Brief | Output the lines from the top of the entries below to the line with "xl[1].set_ha('right')", both included, exactly and without pictures.

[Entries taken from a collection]

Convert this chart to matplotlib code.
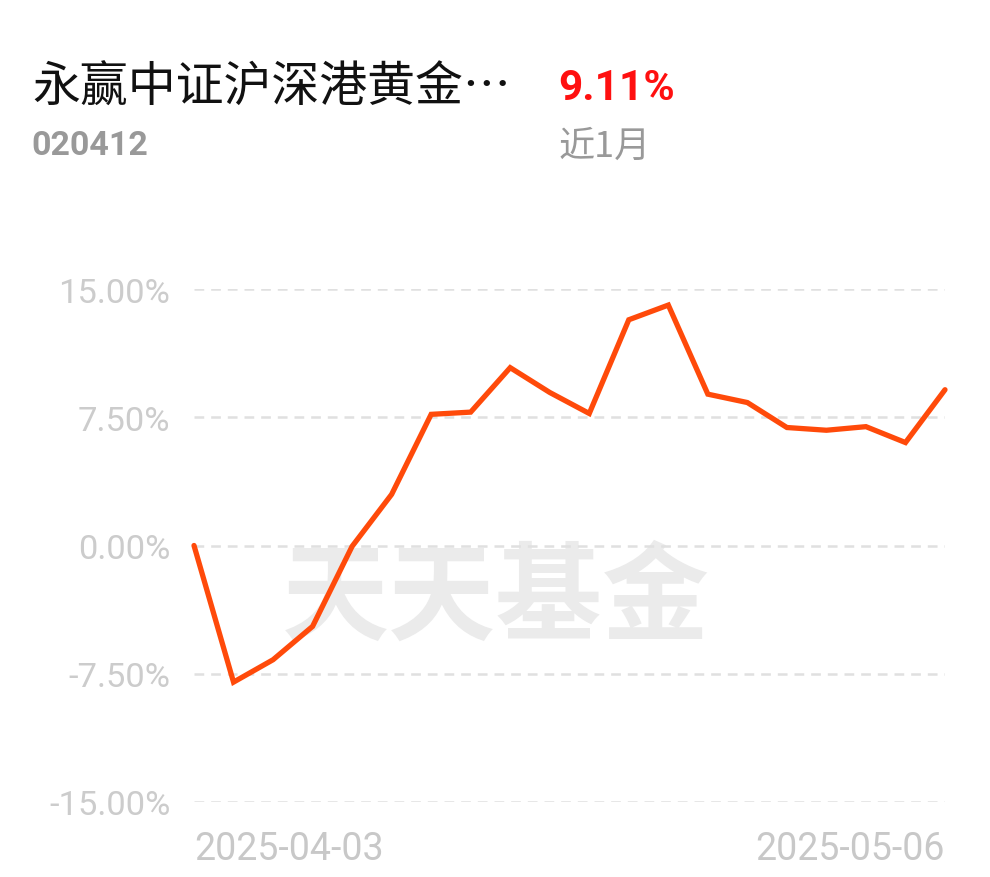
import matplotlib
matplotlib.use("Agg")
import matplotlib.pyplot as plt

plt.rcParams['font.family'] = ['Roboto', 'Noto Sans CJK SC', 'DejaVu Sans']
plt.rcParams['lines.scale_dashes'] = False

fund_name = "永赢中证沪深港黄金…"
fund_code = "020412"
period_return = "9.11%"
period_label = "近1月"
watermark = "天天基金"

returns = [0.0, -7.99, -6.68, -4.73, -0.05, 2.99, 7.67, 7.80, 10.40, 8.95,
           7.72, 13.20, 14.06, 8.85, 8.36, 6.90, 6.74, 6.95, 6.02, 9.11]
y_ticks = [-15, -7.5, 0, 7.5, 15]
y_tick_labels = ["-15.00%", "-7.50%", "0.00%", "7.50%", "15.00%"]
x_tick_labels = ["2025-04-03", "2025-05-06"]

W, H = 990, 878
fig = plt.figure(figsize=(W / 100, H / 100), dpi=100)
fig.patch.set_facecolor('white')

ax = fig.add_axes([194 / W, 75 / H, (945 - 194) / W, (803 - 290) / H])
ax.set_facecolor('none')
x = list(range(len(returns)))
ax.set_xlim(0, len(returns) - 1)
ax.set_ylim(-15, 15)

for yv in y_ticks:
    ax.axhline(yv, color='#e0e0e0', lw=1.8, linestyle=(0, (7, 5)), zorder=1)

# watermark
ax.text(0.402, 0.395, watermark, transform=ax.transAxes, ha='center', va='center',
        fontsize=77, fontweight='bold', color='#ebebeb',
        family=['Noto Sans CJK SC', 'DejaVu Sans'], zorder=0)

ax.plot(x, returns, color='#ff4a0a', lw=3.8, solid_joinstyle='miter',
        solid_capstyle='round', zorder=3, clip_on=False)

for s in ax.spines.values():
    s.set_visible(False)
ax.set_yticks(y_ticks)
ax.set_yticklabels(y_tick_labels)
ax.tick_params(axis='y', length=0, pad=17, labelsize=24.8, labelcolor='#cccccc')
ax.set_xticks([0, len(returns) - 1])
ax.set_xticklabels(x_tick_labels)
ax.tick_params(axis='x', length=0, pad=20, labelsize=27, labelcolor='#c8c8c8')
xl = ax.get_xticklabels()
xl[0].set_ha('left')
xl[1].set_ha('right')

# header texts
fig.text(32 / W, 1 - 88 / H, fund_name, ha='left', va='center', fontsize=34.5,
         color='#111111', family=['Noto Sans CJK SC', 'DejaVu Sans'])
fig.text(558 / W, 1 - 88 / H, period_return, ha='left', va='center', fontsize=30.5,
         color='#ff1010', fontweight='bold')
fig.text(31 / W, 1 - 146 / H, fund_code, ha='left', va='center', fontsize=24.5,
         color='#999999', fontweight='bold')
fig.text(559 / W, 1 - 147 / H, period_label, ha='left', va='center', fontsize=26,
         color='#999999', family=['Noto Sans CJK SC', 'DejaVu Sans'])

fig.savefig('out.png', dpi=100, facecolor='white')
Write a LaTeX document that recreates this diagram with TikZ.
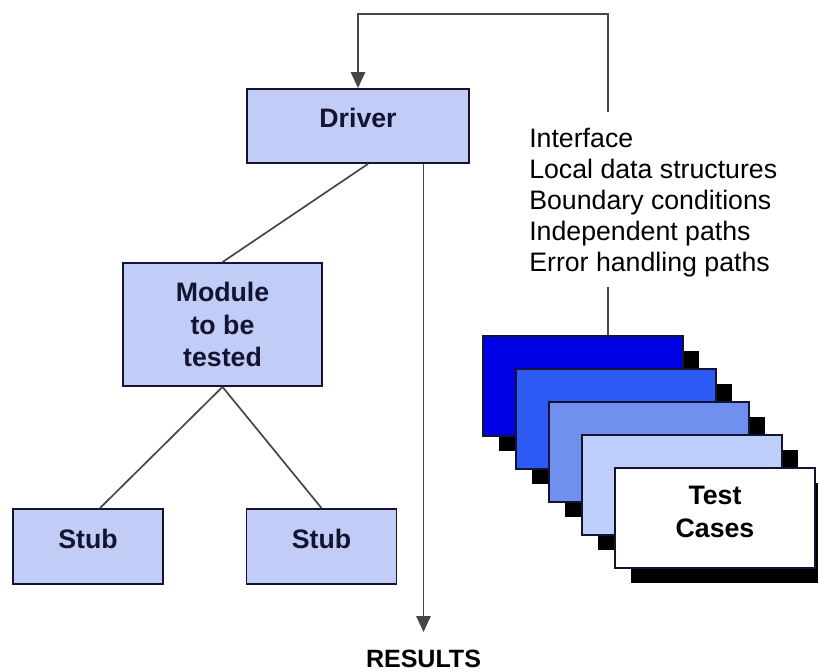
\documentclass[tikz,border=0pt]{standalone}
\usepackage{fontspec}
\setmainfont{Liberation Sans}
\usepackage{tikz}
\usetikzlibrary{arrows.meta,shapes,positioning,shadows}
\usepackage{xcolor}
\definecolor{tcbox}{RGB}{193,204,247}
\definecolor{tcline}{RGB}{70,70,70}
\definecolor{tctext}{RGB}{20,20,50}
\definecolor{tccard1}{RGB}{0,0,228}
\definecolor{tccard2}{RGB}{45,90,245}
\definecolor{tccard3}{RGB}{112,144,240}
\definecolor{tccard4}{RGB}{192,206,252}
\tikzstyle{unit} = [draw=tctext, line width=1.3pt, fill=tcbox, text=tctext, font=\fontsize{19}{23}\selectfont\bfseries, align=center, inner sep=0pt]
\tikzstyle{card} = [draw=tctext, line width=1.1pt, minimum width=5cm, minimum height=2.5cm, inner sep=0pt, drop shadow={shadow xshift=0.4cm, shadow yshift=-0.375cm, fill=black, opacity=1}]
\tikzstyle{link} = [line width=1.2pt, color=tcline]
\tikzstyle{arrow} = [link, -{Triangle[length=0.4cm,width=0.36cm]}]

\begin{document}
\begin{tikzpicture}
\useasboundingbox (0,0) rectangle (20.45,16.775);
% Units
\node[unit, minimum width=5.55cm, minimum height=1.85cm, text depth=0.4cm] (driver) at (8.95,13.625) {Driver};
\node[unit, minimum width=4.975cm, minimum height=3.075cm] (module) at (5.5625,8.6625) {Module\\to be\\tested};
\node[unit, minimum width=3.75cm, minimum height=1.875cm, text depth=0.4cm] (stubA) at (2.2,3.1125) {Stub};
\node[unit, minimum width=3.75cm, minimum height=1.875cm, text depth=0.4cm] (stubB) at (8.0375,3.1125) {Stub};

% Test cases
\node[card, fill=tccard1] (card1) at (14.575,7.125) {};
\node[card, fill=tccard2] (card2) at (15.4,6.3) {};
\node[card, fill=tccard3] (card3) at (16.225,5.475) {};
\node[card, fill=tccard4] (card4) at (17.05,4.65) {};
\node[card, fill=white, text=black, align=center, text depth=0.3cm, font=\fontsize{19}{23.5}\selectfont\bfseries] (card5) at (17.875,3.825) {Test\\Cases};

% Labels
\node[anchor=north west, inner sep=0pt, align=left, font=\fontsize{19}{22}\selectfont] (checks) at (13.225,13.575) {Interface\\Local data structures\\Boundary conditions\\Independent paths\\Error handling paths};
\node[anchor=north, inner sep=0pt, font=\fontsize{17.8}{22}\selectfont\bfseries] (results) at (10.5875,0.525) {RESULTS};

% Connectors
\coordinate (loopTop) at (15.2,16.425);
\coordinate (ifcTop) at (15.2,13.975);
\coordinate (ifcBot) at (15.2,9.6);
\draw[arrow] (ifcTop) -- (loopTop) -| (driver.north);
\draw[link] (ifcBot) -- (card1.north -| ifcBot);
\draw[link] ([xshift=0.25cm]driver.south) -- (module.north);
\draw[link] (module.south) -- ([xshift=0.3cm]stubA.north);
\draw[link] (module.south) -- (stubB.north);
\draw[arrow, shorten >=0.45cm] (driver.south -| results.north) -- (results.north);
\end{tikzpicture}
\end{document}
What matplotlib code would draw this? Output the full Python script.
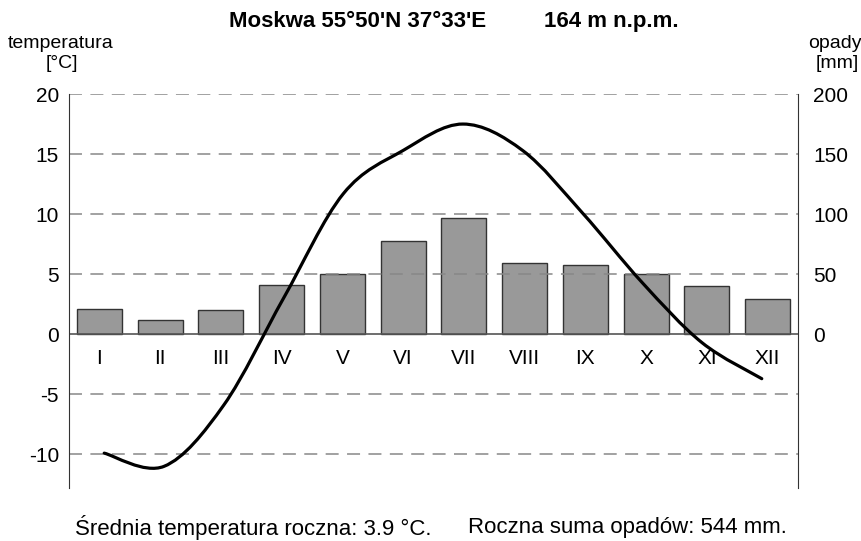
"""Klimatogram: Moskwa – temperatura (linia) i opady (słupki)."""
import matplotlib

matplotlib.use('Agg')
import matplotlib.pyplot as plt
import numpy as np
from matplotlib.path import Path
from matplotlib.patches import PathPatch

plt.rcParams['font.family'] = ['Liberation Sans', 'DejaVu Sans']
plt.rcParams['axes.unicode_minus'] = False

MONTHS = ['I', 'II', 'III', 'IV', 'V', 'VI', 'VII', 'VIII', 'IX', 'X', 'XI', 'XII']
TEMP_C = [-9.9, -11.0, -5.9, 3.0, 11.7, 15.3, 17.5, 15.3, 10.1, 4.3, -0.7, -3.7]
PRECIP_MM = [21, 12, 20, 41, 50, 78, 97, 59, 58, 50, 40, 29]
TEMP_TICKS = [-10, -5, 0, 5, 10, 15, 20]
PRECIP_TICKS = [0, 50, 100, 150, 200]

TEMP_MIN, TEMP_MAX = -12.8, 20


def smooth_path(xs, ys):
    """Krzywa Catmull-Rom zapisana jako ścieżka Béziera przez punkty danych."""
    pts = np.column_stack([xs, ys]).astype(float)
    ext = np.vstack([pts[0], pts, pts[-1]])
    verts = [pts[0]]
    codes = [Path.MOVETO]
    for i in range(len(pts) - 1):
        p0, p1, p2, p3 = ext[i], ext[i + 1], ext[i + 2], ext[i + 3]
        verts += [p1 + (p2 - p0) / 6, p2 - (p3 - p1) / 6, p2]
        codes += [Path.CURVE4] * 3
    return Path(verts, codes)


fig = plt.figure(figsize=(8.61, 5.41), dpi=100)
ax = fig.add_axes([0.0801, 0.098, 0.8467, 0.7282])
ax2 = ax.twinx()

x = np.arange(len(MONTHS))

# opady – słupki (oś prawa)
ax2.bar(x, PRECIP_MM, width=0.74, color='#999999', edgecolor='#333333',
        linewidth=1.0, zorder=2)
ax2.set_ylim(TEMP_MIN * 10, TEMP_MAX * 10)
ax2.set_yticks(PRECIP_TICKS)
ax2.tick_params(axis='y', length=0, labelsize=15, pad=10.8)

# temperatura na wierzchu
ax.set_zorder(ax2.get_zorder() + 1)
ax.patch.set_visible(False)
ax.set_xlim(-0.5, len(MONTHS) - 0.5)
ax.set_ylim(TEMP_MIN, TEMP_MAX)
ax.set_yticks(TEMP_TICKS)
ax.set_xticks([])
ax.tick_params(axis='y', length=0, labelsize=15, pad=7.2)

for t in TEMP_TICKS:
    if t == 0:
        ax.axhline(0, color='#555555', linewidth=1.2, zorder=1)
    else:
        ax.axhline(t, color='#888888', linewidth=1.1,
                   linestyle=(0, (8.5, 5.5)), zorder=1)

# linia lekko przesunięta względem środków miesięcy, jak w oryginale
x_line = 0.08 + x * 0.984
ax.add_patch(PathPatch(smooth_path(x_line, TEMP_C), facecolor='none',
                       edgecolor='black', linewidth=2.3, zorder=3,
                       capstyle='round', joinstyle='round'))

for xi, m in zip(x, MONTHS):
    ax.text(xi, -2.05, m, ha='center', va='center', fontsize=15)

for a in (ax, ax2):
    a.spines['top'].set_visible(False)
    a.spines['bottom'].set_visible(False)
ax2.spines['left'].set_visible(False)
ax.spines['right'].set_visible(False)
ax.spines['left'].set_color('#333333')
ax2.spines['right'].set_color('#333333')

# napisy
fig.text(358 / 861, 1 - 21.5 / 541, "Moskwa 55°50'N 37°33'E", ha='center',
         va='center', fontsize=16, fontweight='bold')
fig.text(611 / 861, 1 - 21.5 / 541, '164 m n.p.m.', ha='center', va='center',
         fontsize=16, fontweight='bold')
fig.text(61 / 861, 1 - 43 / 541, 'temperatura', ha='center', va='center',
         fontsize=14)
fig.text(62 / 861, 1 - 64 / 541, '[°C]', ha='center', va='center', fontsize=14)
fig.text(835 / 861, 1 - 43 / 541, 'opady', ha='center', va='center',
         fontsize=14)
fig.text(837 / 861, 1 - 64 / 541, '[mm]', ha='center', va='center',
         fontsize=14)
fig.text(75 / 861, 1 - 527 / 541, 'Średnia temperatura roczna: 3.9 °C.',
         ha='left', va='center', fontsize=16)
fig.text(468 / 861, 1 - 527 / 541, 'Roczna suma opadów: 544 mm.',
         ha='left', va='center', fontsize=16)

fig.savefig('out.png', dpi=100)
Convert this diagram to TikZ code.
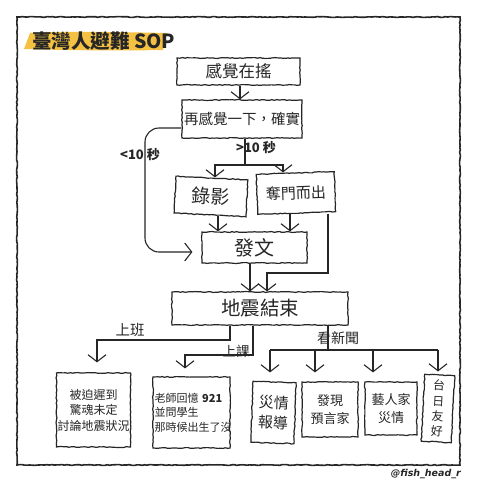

The reply |
Convert this chart to matplotlib code.
import matplotlib
matplotlib.use("Agg")
import matplotlib.pyplot as plt

plt.rcParams['font.family'] = ['Roboto', 'Noto Sans CJK SC', 'DejaVu Sans']
plt.rcParams['lines.scale_dashes'] = False

fund_name = "永赢中证沪深港黄金…"
fund_code = "020412"
period_return = "9.11%"
period_label = "近1月"
watermark = "天天基金"

returns = [0.0, -7.99, -6.68, -4.73, -0.05, 2.99, 7.67, 7.80, 10.40, 8.95,
           7.72, 13.20, 14.06, 8.85, 8.36, 6.90, 6.74, 6.95, 6.02, 9.11]
y_ticks = [-15, -7.5, 0, 7.5, 15]
y_tick_labels = ["-15.00%", "-7.50%", "0.00%", "7.50%", "15.00%"]
x_tick_labels = ["2025-04-03", "2025-05-06"]

W, H = 990, 878
fig = plt.figure(figsize=(W / 100, H / 100), dpi=100)
fig.patch.set_facecolor('white')

ax = fig.add_axes([194 / W, 75 / H, (945 - 194) / W, (803 - 290) / H])
ax.set_facecolor('none')
x = list(range(len(returns)))
ax.set_xlim(0, len(returns) - 1)
ax.set_ylim(-15, 15)

for yv in y_ticks:
    ax.axhline(yv, color='#e0e0e0', lw=1.8, linestyle=(0, (7, 5)), zorder=1)

# watermark
ax.text(0.402, 0.395, watermark, transform=ax.transAxes, ha='center', va='center',
        fontsize=77, fontweight='bold', color='#ebebeb',
        family=['Noto Sans CJK SC', 'DejaVu Sans'], zorder=0)

ax.plot(x, returns, color='#ff4a0a', lw=3.8, solid_joinstyle='miter',
        solid_capstyle='round', zorder=3, clip_on=False)

for s in ax.spines.values():
    s.set_visible(False)
ax.set_yticks(y_ticks)
ax.set_yticklabels(y_tick_labels)
ax.tick_params(axis='y', length=0, pad=17, labelsize=24.8, labelcolor='#cccccc')
ax.set_xticks([0, len(returns) - 1])
ax.set_xticklabels(x_tick_labels)
ax.tick_params(axis='x', length=0, pad=20, labelsize=27, labelcolor='#c8c8c8')
xl = ax.get_xticklabels()
xl[0].set_ha('left')
xl[1].set_ha('right')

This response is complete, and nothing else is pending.